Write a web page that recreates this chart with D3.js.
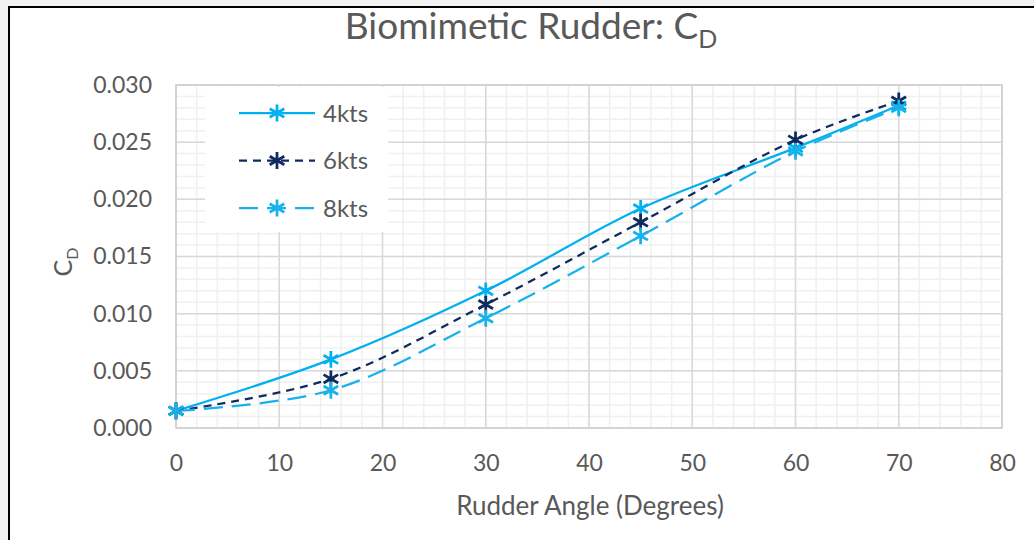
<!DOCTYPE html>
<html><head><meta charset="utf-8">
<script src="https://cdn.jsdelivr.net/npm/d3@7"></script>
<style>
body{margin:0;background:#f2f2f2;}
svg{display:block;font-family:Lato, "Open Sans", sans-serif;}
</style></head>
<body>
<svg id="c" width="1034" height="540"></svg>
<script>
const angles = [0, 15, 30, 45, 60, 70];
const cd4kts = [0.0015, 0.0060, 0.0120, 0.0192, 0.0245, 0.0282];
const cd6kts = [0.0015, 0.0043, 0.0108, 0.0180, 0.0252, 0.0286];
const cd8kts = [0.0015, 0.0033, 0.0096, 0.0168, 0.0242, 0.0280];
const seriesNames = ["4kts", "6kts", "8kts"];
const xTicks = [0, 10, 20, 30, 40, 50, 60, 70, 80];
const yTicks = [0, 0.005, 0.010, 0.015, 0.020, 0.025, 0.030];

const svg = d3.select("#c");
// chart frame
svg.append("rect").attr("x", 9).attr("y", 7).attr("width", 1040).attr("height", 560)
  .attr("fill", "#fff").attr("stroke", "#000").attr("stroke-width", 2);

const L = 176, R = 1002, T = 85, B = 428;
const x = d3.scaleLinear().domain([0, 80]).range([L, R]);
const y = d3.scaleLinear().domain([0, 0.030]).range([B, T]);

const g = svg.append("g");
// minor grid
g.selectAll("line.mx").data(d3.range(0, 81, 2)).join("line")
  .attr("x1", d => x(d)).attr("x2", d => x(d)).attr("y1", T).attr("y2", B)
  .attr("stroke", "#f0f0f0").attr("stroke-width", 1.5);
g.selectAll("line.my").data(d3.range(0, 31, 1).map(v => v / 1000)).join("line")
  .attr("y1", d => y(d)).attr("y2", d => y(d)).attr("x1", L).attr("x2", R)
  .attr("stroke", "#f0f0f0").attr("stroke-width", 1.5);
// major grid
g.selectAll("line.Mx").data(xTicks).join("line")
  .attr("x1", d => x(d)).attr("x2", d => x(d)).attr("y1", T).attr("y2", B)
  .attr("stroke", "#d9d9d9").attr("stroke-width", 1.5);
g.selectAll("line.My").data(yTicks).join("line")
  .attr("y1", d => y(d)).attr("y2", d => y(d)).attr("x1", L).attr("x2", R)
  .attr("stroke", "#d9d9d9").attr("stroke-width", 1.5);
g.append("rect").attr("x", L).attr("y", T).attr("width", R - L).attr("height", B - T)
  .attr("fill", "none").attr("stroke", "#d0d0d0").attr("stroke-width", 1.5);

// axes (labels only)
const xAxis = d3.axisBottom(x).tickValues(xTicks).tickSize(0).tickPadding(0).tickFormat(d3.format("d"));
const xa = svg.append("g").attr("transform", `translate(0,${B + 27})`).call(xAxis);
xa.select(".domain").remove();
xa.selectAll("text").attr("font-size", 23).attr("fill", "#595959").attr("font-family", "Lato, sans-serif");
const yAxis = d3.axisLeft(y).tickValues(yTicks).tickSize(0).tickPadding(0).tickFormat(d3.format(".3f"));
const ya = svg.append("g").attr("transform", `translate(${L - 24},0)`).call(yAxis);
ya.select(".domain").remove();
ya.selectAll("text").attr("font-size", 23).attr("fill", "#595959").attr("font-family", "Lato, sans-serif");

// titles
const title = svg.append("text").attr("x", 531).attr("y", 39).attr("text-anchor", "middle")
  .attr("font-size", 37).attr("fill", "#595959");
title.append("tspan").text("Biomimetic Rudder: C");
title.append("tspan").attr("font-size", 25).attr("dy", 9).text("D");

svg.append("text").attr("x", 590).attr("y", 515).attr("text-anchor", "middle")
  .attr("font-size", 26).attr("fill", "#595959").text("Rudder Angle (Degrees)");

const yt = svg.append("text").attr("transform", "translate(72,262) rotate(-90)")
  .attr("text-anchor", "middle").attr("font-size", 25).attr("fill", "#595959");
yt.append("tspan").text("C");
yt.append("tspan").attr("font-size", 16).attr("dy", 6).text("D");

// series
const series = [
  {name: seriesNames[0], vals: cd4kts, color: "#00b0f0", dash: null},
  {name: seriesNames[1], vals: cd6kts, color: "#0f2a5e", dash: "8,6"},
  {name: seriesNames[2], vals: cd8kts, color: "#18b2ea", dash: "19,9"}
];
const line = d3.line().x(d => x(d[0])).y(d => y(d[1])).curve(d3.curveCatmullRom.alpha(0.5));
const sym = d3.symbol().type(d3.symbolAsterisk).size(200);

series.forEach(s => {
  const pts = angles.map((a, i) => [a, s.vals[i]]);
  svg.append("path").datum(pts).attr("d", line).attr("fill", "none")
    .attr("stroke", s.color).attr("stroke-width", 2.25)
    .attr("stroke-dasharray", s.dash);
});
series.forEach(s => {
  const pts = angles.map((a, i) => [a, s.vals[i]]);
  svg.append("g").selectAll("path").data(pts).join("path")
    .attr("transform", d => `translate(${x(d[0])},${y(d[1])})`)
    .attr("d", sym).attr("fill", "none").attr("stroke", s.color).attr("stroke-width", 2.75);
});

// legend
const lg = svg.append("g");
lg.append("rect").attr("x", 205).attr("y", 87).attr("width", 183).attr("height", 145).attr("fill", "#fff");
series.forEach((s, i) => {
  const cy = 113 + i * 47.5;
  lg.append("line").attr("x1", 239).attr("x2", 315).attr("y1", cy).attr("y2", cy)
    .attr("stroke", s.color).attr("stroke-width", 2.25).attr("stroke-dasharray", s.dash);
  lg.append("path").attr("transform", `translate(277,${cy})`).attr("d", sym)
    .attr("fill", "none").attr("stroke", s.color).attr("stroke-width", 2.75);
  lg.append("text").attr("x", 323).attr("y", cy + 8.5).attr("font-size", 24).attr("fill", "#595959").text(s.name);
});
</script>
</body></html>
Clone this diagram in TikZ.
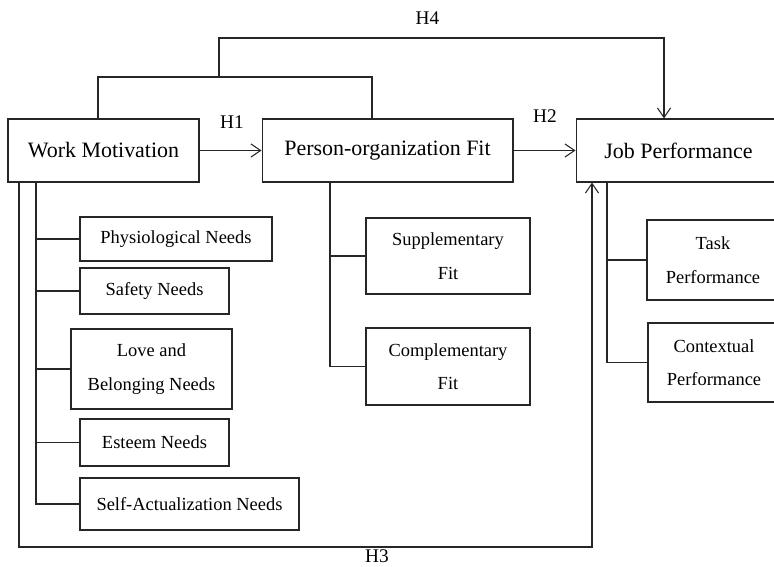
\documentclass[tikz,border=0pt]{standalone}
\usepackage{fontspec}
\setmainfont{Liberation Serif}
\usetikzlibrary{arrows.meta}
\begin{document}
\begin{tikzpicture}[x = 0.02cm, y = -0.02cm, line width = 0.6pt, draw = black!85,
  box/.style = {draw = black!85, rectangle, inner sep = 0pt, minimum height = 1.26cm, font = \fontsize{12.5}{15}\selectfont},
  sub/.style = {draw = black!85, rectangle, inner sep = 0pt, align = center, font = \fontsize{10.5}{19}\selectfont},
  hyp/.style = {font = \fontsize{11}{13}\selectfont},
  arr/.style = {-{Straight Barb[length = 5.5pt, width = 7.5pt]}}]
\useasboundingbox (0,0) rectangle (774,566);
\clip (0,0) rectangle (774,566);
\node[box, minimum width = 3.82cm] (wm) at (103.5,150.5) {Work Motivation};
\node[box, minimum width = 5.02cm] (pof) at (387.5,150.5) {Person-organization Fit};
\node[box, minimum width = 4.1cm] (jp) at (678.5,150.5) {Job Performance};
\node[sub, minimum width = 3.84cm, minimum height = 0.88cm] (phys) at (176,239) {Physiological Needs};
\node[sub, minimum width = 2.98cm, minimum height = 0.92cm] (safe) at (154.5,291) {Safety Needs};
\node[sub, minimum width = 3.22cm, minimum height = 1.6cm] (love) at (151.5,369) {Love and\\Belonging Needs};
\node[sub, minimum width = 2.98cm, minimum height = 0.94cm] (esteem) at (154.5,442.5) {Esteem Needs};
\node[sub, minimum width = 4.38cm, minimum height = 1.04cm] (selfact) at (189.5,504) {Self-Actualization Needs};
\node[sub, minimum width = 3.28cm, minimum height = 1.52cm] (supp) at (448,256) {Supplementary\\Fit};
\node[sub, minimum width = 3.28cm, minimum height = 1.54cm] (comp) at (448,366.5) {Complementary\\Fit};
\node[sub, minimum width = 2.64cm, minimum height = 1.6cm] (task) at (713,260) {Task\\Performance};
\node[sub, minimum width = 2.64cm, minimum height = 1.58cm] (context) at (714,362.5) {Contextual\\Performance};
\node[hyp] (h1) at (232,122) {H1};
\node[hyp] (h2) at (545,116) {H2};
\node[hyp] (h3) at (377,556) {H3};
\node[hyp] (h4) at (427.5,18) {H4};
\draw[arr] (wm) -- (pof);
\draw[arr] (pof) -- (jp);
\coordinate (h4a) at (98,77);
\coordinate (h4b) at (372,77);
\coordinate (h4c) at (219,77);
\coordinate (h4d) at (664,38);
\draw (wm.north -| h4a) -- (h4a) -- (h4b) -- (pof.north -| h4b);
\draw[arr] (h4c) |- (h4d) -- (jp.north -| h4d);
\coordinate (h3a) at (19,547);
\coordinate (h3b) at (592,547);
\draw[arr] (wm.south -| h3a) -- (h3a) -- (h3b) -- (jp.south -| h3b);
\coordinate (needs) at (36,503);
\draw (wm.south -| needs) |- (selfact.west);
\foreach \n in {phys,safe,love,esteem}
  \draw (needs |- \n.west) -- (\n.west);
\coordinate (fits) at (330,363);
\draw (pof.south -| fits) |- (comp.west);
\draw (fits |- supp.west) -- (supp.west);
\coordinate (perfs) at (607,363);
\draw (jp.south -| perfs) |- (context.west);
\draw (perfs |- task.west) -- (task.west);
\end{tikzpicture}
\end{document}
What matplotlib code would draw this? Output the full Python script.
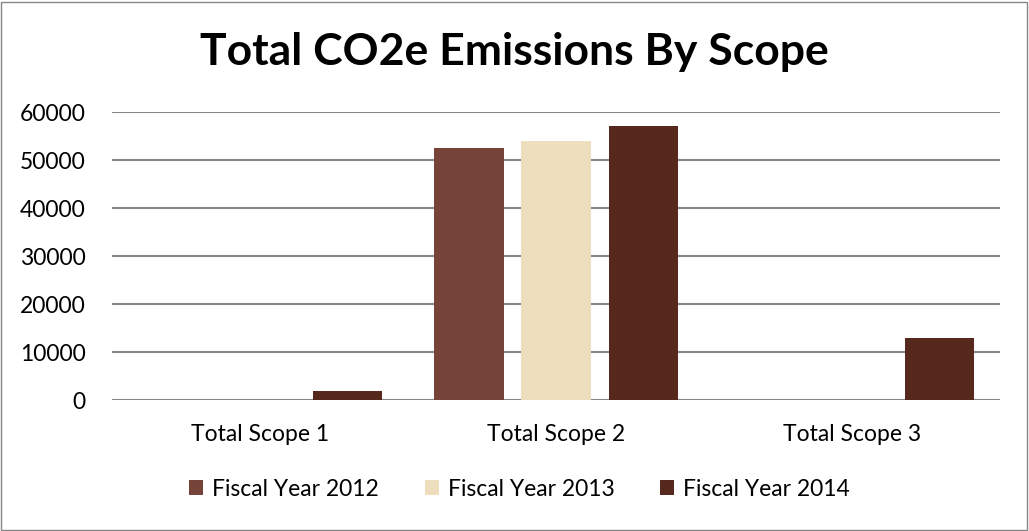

────────────────────

• What you are asked to do
From the first line above through the line containing "const y = d3.scaleLinear().domain([0, 0.030]).range([B, T]);", copy everything exactly, without the pictures.

• Result
Write a web page that recreates this chart with D3.js.
<!DOCTYPE html>
<html><head><meta charset="utf-8">
<script src="https://cdn.jsdelivr.net/npm/d3@7"></script>
<style>
body{margin:0;background:#f2f2f2;}
svg{display:block;font-family:Lato, "Open Sans", sans-serif;}
</style></head>
<body>
<svg id="c" width="1034" height="540"></svg>
<script>
const angles = [0, 15, 30, 45, 60, 70];
const cd4kts = [0.0015, 0.0060, 0.0120, 0.0192, 0.0245, 0.0282];
const cd6kts = [0.0015, 0.0043, 0.0108, 0.0180, 0.0252, 0.0286];
const cd8kts = [0.0015, 0.0033, 0.0096, 0.0168, 0.0242, 0.0280];
const seriesNames = ["4kts", "6kts", "8kts"];
const xTicks = [0, 10, 20, 30, 40, 50, 60, 70, 80];
const yTicks = [0, 0.005, 0.010, 0.015, 0.020, 0.025, 0.030];

const svg = d3.select("#c");
// chart frame
svg.append("rect").attr("x", 9).attr("y", 7).attr("width", 1040).attr("height", 560)
  .attr("fill", "#fff").attr("stroke", "#000").attr("stroke-width", 2);

const L = 176, R = 1002, T = 85, B = 428;
const x = d3.scaleLinear().domain([0, 80]).range([L, R]);
const y = d3.scaleLinear().domain([0, 0.030]).range([B, T]);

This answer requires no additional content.